- **OBJECTIVE**
Write out all the entries word for word, but skip any images.
--- START OF RECORDS SUPPLIED ---
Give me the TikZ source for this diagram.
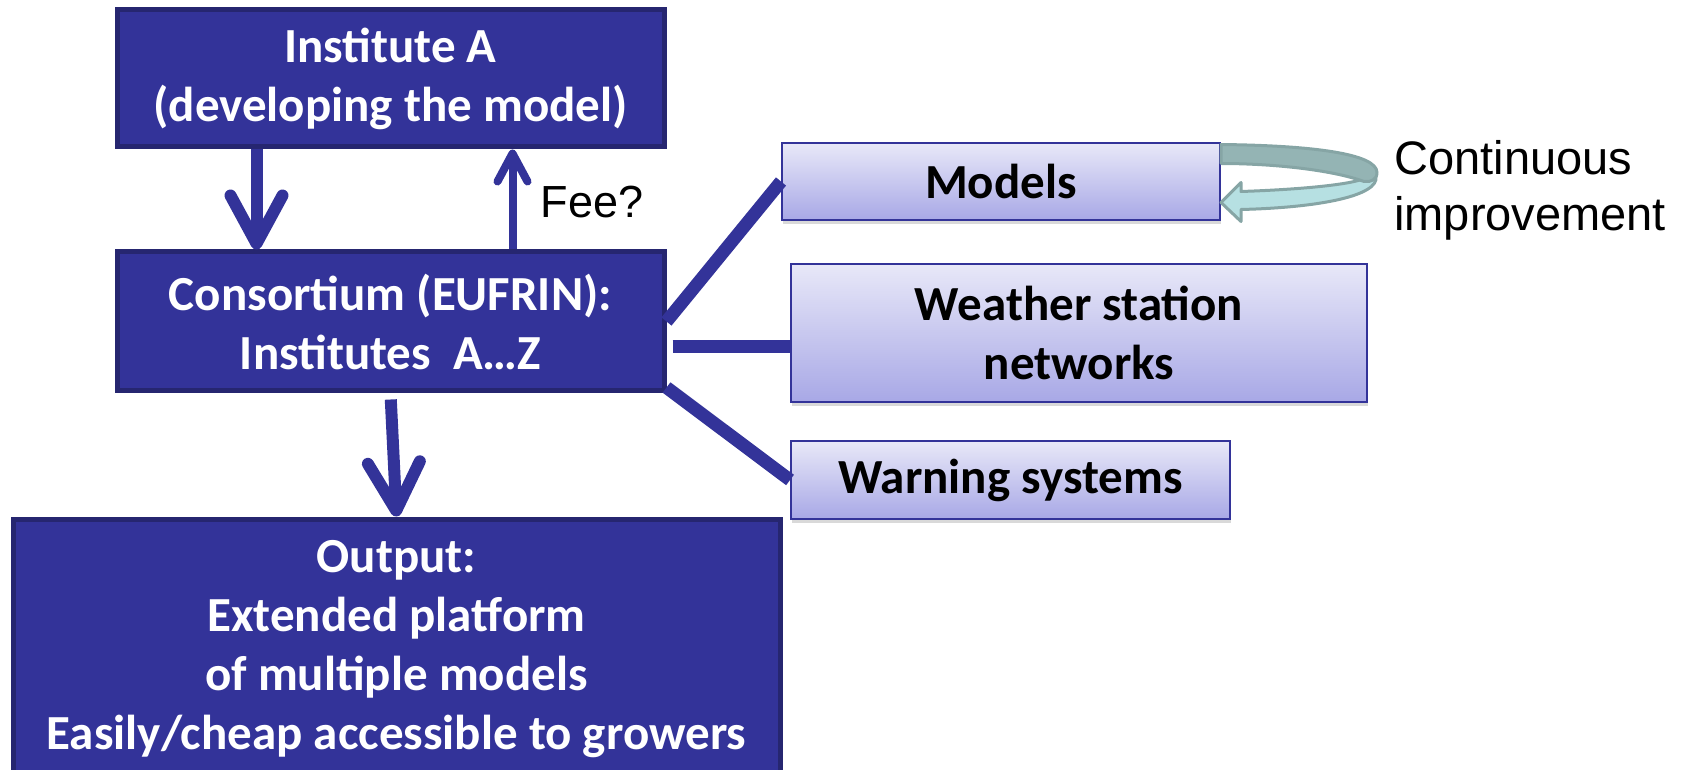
\documentclass[tikz,border=0pt]{standalone}
\usepackage{fontspec}
\setmainfont{Carlito}
\newfontfamily\arial{Liberation Sans}
\usetikzlibrary{arrows.meta,shadows}
\definecolor{navy}{RGB}{51,51,153}
\definecolor{navyline}{RGB}{38,38,112}
\definecolor{lilactop}{RGB}{232,232,248}
\definecolor{lilacbot}{RGB}{168,168,230}
\definecolor{loopdark}{RGB}{148,180,180}
\definecolor{looplight}{RGB}{182,224,226}
\definecolor{loopline}{RGB}{134,165,165}

\begin{document}
\begin{tikzpicture}[x=0.5pt,y=-0.5pt,
    darkbox/.style={draw=navyline, line width=2.5pt, fill=navy, text=white, font=\bfseries\fontsize{24.5}{29.5}\selectfont, align=center, inner sep=0pt},
    lightbox/.style={draw=navy, line width=1pt, top color=lilactop, bottom color=lilacbot, font=\bfseries\fontsize{24.5}{29.5}\selectfont, align=center, inner sep=0pt, drop shadow={opacity=0.3, shadow xshift=0.5pt, shadow yshift=-2pt}},
    link/.style={navy, line width=6.5pt},
    bigarrow/.style={navy, line width=6pt, -{Straight Barb[length=24pt,width=26pt,round]}},
    feearrow/.style={navy, line width=4pt, -{Straight Barb[length=14pt,width=15pt,round]}},
    loopband/.style={draw=loopline, line width=1.5pt, line join=round}]
        \useasboundingbox (0,0) rectangle (1688,770);
        \clip (0,0) rectangle (1688,770);

        \node[darkbox, minimum width=273.5pt, minimum height=68.5pt] (inst) at (390.5,78.5) {Institute A\\(developing the model)};
        \node[darkbox, minimum width=273.5pt, minimum height=69.5pt] (cons) at (390.5,321.5) {Consortium (EUFRIN):\\Institutes~~A…Z};
        \node[darkbox, minimum width=383.5pt, minimum height=130.5pt] (out) at (396.5,649.5) {Output:\\Extended platform\\of multiple models\\Easily/cheap accessible to growers};

        \node[lightbox, minimum width=219pt, minimum height=38.5pt] (models) at (1001,181.5) {Models};
        \node[lightbox, minimum width=288pt, minimum height=69pt] (weather) at (1079,333) {Weather station\\networks};
        \node[lightbox, minimum width=219.5pt, minimum height=39pt] (warn) at (1010.5,480) {Warning systems};

        \node[font=\arial\fontsize{22.5}{27}\selectfont, inner sep=0pt] (fee) at (592,202) {Fee?};
        \node[font=\arial\fontsize{23.5}{28}\selectfont, align=left, anchor=west, inner sep=0pt] (cont) at (1394,190) {Continuous\\improvement};

        \draw[bigarrow] ([xshift=-67pt]inst.south) -- ([xshift=-67pt]cons.north);
        \draw[feearrow] ([xshift=61pt]cons.north) -- ([xshift=61pt]inst.south);
        \draw[bigarrow, shorten <=3pt] (cons.south) -- (out.north);

        \draw[link] (cons.east) -- (models.west);
        \draw[link] ([xshift=3pt,yshift=-12.75pt]cons.east) -- ([yshift=-12.75pt]cons.east -| weather.west);
        \draw[link] ([yshift=3pt]cons.south east) -- (warn.west);

        \begin{scope}[shift={(models.east)}]
            \filldraw[loopband, fill=looplight] (150,-8) -- (155,-5) .. controls (158,14) and (100,26) .. (20,28) -- (20,40) -- (0,21) -- (20,1) -- (20,10) .. controls (80,8) and (130,3) .. (143,-3) -- cycle;
            \filldraw[loopband, fill=loopdark] (0,-37) .. controls (90,-36) and (156,-28) .. (156,-9) .. controls (156,-2) and (150,1) .. (143,0) .. controls (110,-12) and (50,-18) .. (0,-18) -- cycle;
        \end{scope}

    \end{tikzpicture}
\end{document}
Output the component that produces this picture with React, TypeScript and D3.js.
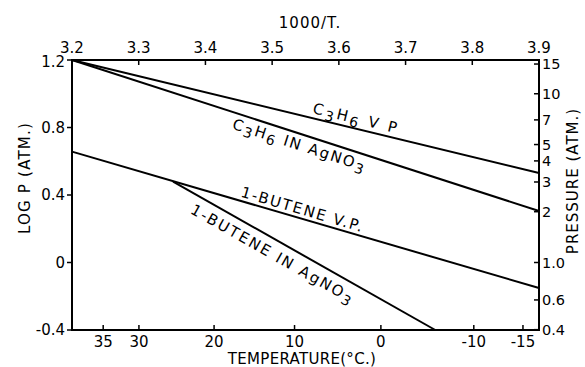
--- END OF RECORDS SUPPLIED ---
- **RESULT OF THE TASK**
Give me the TikZ source for this diagram.
\documentclass[tikz,border=0pt]{standalone}
\usepackage{fontspec}
\setmainfont{Carlito}
\newfontfamily\arial{Liberation Sans}
\usetikzlibrary{arrows.meta,shadows}
\definecolor{navy}{RGB}{51,51,153}
\definecolor{navyline}{RGB}{38,38,112}
\definecolor{lilactop}{RGB}{232,232,248}
\definecolor{lilacbot}{RGB}{168,168,230}
\definecolor{loopdark}{RGB}{148,180,180}
\definecolor{looplight}{RGB}{182,224,226}
\definecolor{loopline}{RGB}{134,165,165}

\begin{document}
\begin{tikzpicture}[x=0.5pt,y=-0.5pt,
    darkbox/.style={draw=navyline, line width=2.5pt, fill=navy, text=white, font=\bfseries\fontsize{24.5}{29.5}\selectfont, align=center, inner sep=0pt},
    lightbox/.style={draw=navy, line width=1pt, top color=lilactop, bottom color=lilacbot, font=\bfseries\fontsize{24.5}{29.5}\selectfont, align=center, inner sep=0pt, drop shadow={opacity=0.3, shadow xshift=0.5pt, shadow yshift=-2pt}},
    link/.style={navy, line width=6.5pt},
    bigarrow/.style={navy, line width=6pt, -{Straight Barb[length=24pt,width=26pt,round]}},
    feearrow/.style={navy, line width=4pt, -{Straight Barb[length=14pt,width=15pt,round]}},
    loopband/.style={draw=loopline, line width=1.5pt, line join=round}]
        \useasboundingbox (0,0) rectangle (1688,770);
        \clip (0,0) rectangle (1688,770);

        \node[darkbox, minimum width=273.5pt, minimum height=68.5pt] (inst) at (390.5,78.5) {Institute A\\(developing the model)};
        \node[darkbox, minimum width=273.5pt, minimum height=69.5pt] (cons) at (390.5,321.5) {Consortium (EUFRIN):\\Institutes~~A…Z};
        \node[darkbox, minimum width=383.5pt, minimum height=130.5pt] (out) at (396.5,649.5) {Output:\\Extended platform\\of multiple models\\Easily/cheap accessible to growers};

        \node[lightbox, minimum width=219pt, minimum height=38.5pt] (models) at (1001,181.5) {Models};
        \node[lightbox, minimum width=288pt, minimum height=69pt] (weather) at (1079,333) {Weather station\\networks};
        \node[lightbox, minimum width=219.5pt, minimum height=39pt] (warn) at (1010.5,480) {Warning systems};

        \node[font=\arial\fontsize{22.5}{27}\selectfont, inner sep=0pt] (fee) at (592,202) {Fee?};
        \node[font=\arial\fontsize{23.5}{28}\selectfont, align=left, anchor=west, inner sep=0pt] (cont) at (1394,190) {Continuous\\improvement};

        \draw[bigarrow] ([xshift=-67pt]inst.south) -- ([xshift=-67pt]cons.north);
        \draw[feearrow] ([xshift=61pt]cons.north) -- ([xshift=61pt]inst.south);
        \draw[bigarrow, shorten <=3pt] (cons.south) -- (out.north);

        \draw[link] (cons.east) -- (models.west);
        \draw[link] ([xshift=3pt,yshift=-12.75pt]cons.east) -- ([yshift=-12.75pt]cons.east -| weather.west);
        \draw[link] ([yshift=3pt]cons.south east) -- (warn.west);

        \begin{scope}[shift={(models.east)}]
            \filldraw[loopband, fill=looplight] (150,-8) -- (155,-5) .. controls (158,14) and (100,26) .. (20,28) -- (20,40) -- (0,21) -- (20,1) -- (20,10) .. controls (80,8) and (130,3) .. (143,-3) -- cycle;
            \filldraw[loopband, fill=loopdark] (0,-37) .. controls (90,-36) and (156,-28) .. (156,-9) .. controls (156,-2) and (150,1) .. (143,0) .. controls (110,-12) and (50,-18) .. (0,-18) -- cycle;
        \end{scope}

    \end{tikzpicture}
\end{document}
Output the component that produces this picture with React, TypeScript and D3.js.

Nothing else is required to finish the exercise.